STATED GOAL
Copy exactly the lines from the beginning of the data down to and including the line holding "ages = ['Age 3', 'Age 4', 'Age 5']", without any pictures.

GIVEN ENTRIES
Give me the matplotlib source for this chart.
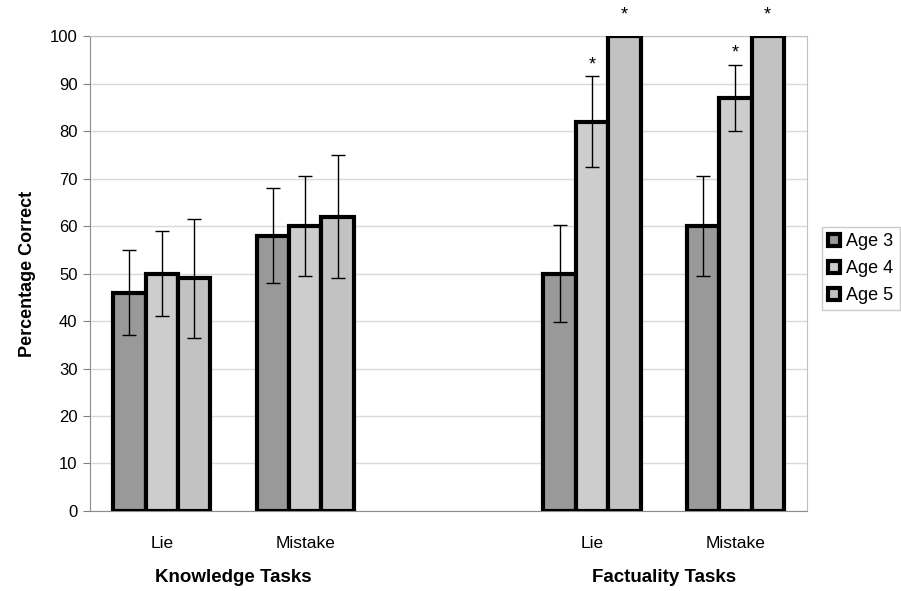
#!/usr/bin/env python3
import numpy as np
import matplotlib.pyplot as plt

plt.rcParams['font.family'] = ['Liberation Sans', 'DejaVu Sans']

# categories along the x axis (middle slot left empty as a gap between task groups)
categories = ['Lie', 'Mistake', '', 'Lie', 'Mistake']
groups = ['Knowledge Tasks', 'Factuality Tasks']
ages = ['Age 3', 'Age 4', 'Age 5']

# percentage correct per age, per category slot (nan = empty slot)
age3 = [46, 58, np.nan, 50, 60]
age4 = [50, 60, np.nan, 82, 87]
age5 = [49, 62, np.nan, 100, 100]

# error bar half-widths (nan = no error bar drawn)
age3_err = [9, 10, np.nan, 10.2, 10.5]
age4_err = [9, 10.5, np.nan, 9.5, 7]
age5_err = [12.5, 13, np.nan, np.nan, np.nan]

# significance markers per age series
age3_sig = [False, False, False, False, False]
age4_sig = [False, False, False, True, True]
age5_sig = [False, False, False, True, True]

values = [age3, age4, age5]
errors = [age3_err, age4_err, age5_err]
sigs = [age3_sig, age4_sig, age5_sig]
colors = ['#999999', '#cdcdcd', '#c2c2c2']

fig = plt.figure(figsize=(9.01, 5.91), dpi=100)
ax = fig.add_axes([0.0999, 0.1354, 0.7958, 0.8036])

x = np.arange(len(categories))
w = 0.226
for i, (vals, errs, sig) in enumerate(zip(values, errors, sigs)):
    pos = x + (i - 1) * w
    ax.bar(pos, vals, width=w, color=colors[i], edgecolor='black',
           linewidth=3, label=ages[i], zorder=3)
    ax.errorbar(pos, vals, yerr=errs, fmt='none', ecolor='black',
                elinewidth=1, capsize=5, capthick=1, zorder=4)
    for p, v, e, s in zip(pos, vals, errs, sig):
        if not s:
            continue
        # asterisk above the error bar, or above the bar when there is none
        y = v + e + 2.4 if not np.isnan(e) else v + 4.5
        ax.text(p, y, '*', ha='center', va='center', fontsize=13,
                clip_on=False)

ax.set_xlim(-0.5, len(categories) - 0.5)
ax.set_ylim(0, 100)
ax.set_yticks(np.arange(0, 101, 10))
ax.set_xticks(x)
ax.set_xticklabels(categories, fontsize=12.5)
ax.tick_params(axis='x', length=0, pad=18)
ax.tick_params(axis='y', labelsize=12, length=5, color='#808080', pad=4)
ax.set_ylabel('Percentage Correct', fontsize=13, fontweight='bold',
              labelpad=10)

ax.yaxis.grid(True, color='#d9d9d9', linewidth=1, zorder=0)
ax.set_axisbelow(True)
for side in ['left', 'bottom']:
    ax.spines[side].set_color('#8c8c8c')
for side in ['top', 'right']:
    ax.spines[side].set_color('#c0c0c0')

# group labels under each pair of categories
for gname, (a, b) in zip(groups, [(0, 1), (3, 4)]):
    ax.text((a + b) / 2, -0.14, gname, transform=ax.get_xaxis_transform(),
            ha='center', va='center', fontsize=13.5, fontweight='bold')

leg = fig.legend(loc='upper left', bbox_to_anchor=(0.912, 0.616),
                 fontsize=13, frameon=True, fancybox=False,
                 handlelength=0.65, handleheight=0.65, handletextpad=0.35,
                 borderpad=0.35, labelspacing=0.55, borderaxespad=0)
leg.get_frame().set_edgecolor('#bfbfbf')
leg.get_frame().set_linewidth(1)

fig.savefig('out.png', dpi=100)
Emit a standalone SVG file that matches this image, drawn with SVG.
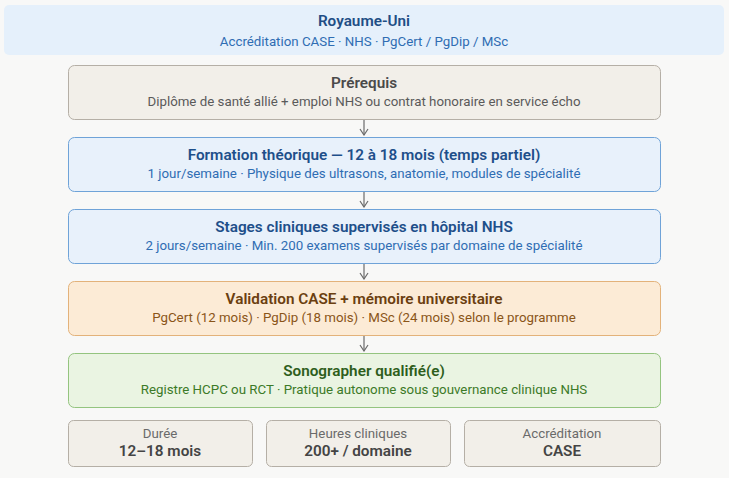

TASK SOLUTION
Give me the matplotlib source for this chart.
#!/usr/bin/env python3
import numpy as np
import matplotlib.pyplot as plt

plt.rcParams['font.family'] = ['Liberation Sans', 'DejaVu Sans']

# categories along the x axis (middle slot left empty as a gap between task groups)
categories = ['Lie', 'Mistake', '', 'Lie', 'Mistake']
groups = ['Knowledge Tasks', 'Factuality Tasks']
ages = ['Age 3', 'Age 4', 'Age 5']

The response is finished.